Students add and subtract with exchanging as represented by crossing a ten on the number line or making/breaking rods with base-10 blocks. Students use strategies such as “resting” on a round number to add or subtract across a ten or using 10 in place of 8 or 9 and adjusting their answer. Students build their fluency with +/- facts within 20. They work with equations with three addends.
Students apply their counting and place value skills to three-digit numbers to 200. They reinforce their understanding of a hundred using the base-10 flat, place value cards, and a set of filled ten-frames.
Students apply their counting, reading, and place value skills to three-digit numbers. Students use the hundred chart as well as vertical and horizontal number lines to count forward and backward, identify missing numbers, and identify number names. Students address the challenging skill of counting across tens within a hundred and across a hundred. They strengthen their conceptual understanding of counting patterns and their ability to count mentally in the hundreds.

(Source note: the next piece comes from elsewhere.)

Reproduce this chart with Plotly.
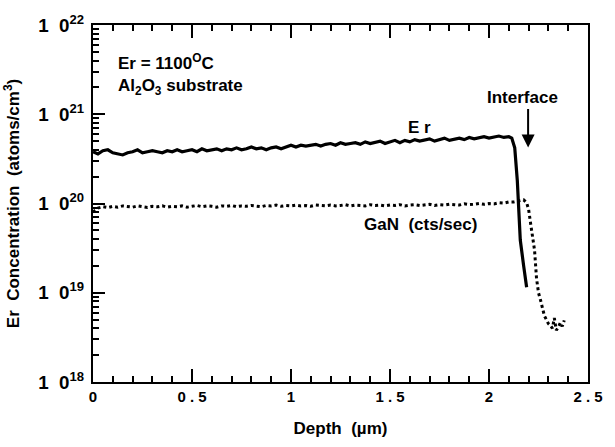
import plotly.graph_objects as go

# Depth (um) for the plateau region (shared by both series)
depth_plateau = [0.000, 0.025, 0.050, 0.075, 0.100, 0.125, 0.150, 0.175, 0.200, 0.225,
                 0.250, 0.275, 0.300, 0.325, 0.350, 0.375, 0.400, 0.425, 0.450, 0.475,
                 0.500, 0.525, 0.550, 0.575, 0.600, 0.625, 0.650, 0.675, 0.700, 0.725,
                 0.750, 0.775, 0.800, 0.825, 0.850, 0.875, 0.900, 0.925, 0.950, 0.975,
                 1.000, 1.025, 1.050, 1.075, 1.100, 1.125, 1.150, 1.175, 1.200, 1.225,
                 1.250, 1.275, 1.300, 1.325, 1.350, 1.375, 1.400, 1.425, 1.450, 1.475,
                 1.500, 1.525, 1.550, 1.575, 1.600, 1.625, 1.650, 1.675, 1.700, 1.725,
                 1.750, 1.775, 1.800, 1.825, 1.850, 1.875, 1.900, 1.925, 1.950, 1.975,
                 2.000, 2.025, 2.050, 2.075, 2.100]

# Er concentration, units of 1e20 atoms/cm^3
er_plateau = [3.8, 3.6, 3.9, 4.0, 3.7, 3.6, 3.5, 3.7, 3.8, 4.0,
              3.7, 3.8, 3.9, 3.8, 3.7, 3.9, 3.8, 4.0, 3.8, 3.9,
              4.0, 3.8, 4.1, 3.9, 4.0, 4.1, 3.9, 4.1, 4.0, 4.2,
              4.0, 4.1, 4.3, 4.1, 4.2, 4.0, 4.2, 4.3, 4.1, 4.3,
              4.5, 4.3, 4.5, 4.4, 4.5, 4.6, 4.4, 4.6, 4.7, 4.5,
              4.8, 4.6, 4.7, 4.8, 4.6, 4.9, 4.7, 4.8, 5.0, 4.7,
              4.9, 5.1, 4.8, 5.1, 4.9, 5.2, 5.0, 5.1, 5.3, 5.0,
              5.2, 5.4, 5.1, 5.3, 5.4, 5.2, 5.5, 5.3, 5.4, 5.6,
              5.4, 5.5, 5.7, 5.5, 5.6]
depth_er_tail = [2.115, 2.130, 2.143, 2.158, 2.175, 2.190]
er_tail = [5.4, 4.2, 1.8, 0.39, 0.2, 0.115]

# GaN signal (cts/sec), plotted on the same scale, units of 1e20
gan_plateau = [0.80, 0.89, 0.92, 0.90, 0.93, 0.91, 0.94, 0.92, 0.91, 0.94,
               0.92, 0.90, 0.93, 0.92, 0.94, 0.91, 0.93, 0.92, 0.94, 0.91,
               0.93, 0.95, 0.92, 0.94, 0.93, 0.91, 0.94, 0.93, 0.95, 0.92,
               0.94, 0.93, 0.95, 0.94, 0.92, 0.95, 0.94, 0.96, 0.93, 0.95,
               0.94, 0.96, 0.94, 0.95, 0.93, 0.96, 0.95, 0.94, 0.96, 0.94,
               0.95, 0.97, 0.94, 0.96, 0.95, 0.94, 0.97, 0.95, 0.96, 0.94,
               0.96, 0.95, 0.97, 0.94, 0.96, 0.97, 0.95, 0.96, 0.98, 0.95,
               0.97, 0.96, 0.98, 0.97, 0.96, 0.99, 0.97, 0.98, 1.00, 0.98,
               1.00, 0.99, 1.02, 1.01, 1.04]
depth_gan_tail = [2.125, 2.150, 2.175, 2.190, 2.200, 2.210, 2.220, 2.230, 2.240, 2.250,
                  2.260, 2.270, 2.280, 2.290, 2.300, 2.310, 2.320, 2.330, 2.340, 2.350,
                  2.360, 2.370, 2.380]
gan_tail = [1.04, 1.06, 1.10, 1.02, 0.86, 0.60, 0.42, 0.30, 0.145, 0.10,
            0.083, 0.065, 0.055, 0.050, 0.045, 0.043, 0.040, 0.052, 0.038, 0.041,
            0.046, 0.042, 0.049]

scale = 1e20
er_x = depth_plateau + depth_er_tail
er_y = [v * scale for v in er_plateau + er_tail]
gan_x = depth_plateau + depth_gan_tail
gan_y = [v * scale for v in gan_plateau + gan_tail]

NB = "\u00a0"
x_ticks = [0, 0.5, 1, 1.5, 2, 2.5]
x_ticktext = ["0", f"0{NB}.{NB}5", "1", f"1{NB}.{NB}5", "2", f"2{NB}.{NB}5"]
y_exponents = [18, 19, 20, 21, 22]
y_alias = {}
for e in y_exponents:
    y_alias[f"10<sup>{e}</sup>"] = f"1{NB}{NB}0<sup>{e}</sup>"

FONT = "Liberation Sans"

fig = go.Figure()
fig.add_trace(go.Scatter(x=gan_x, y=gan_y, mode="lines",
                         line=dict(color="black", width=3, dash="dot"),
                         showlegend=False))
fig.add_trace(go.Scatter(x=er_x, y=er_y, mode="lines",
                         line=dict(color="black", width=3.2),
                         showlegend=False))

fig.update_layout(
    width=615, height=447,
    margin=dict(l=93, r=18, t=19, b=61),
    paper_bgcolor="white", plot_bgcolor="white",
    font=dict(family=FONT, color="black", size=14, weight="bold"),
)
fig.update_xaxes(
    range=[0, 2.5], tickvals=x_ticks, ticktext=x_ticktext,
    ticks="inside", ticklen=13, tickwidth=2, tickcolor="black",
    minor=dict(dtick=0.1, ticks="inside", ticklen=6, tickwidth=1.6, tickcolor="black"),
    showline=True, linecolor="black", linewidth=2, mirror="ticks",
    showgrid=False, zeroline=False,
    tickfont=dict(size=15, family=FONT, weight="bold"),
    title=dict(text=f"Depth{NB}{NB}(µm)", font=dict(size=17, family=FONT, weight="bold"), standoff=18),
)
fig.update_yaxes(
    type="log", range=[18, 22], tickmode="linear", tick0=0, dtick=1,
    exponentformat="power", showexponent="all", labelalias=y_alias,
    ticks="inside", ticklen=12, tickwidth=2, tickcolor="black",
    ticklabelstandoff=4,
    minor=dict(dtick="D1", ticks="inside", ticklen=6, tickwidth=1.6,
               tickcolor="black", showgrid=False),
    showline=True, linecolor="black", linewidth=2, mirror=True,
    showgrid=False, zeroline=False,
    tickfont=dict(size=15, family=FONT, weight="bold"),
    title=dict(text=f"Er{NB}{NB}Concentration{NB}{NB}(atoms/cm<sup>3</sup>)",
               font=dict(size=17, family=FONT, weight="bold"), standoff=14),
)

ann = [
    dict(text="Er = 1100<sup>O</sup>C", x=0.046, y=0.897, xanchor="left", yanchor="middle", font_size=17),
    dict(text="Al<sub>2</sub>O<sub>3</sub> substrate", x=0.046, y=0.826, xanchor="left", yanchor="middle", font_size=17),
    dict(text=f"E{NB}r", x=0.659, y=0.714, xanchor="center", yanchor="middle", font_size=17),
    dict(text=f"GaN{NB}{NB}(cts/sec)", x=0.662, y=0.442, xanchor="center", yanchor="middle", font_size=17),
    dict(text="Interface", x=0.867, y=0.798, xanchor="center", yanchor="middle", font_size=17),
]
for a in ann:
    fig.add_annotation(xref="paper", yref="paper", showarrow=False, **a)

fig.add_annotation(xref="paper", yref="paper", x=0.879, y=0.657,
                   ax=0, ay=-40, axref="pixel", ayref="pixel",
                   showarrow=True, arrowhead=2, arrowsize=1.3, arrowwidth=2,
                   arrowcolor="black", text="")

fig.write_html("out.html", post_script="document.body.style.margin='0';",
               config={"displayModeBar": False})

Students rely on solid place value understanding to focus on the relationship between a three-digit number and its constituent parts. They strengthen their recognition of written number names and begin working with numbers that have placeholder zeros.
Students are introduced to the thousand cube base-10 block as they build their concept of a thousand. They also explore the relationships between ones, tens, hundreds, and thousands as well as the count sequence using familiar representations.
Students compare numbers by sequencing or using inequality symbols. These comparisons rely on identifying differences in the hundreds, tens, or ones digits. Familiar exercises become increasingly challenging by using numbers with placeholder zeros and numbers with transposed digits.
Students reinforce place value understanding by exploring counting patterns. They determine 1 more, 1 less, 10 more, 10 less, 100 more, and 100 less using base-10 blocks, the number line, and equations.
Students practice strategies for solving two-digit +/- problems without exchanging. Students apply their knowledge of place value, addition and subtraction, and number flexibility to solve equations and non-traditional problems using familiar representations (base-10 blocks, place value cards, hundred chart, and equations)
Students use familiar manipulatives to solve two-digit addition problems with understanding. They rely on place value knowledge and understanding of round numbers to solve problems with exchanging. These exercises reinforce the strategy of adding all tens and all ones and then combining the two. As students use place value cards, they learn to maintain values even without placeholder zeros.
Students use familiar manipulatives to solve two-digit subtraction problems with understanding. They rely on place value knowledge and understanding of round numbers to solve problems with exchanging. Students learn to determine whether or not an exchange is needed and if so, how to do so with understanding. As students use place value cards, they learn to maintain values even without placeholder zeros.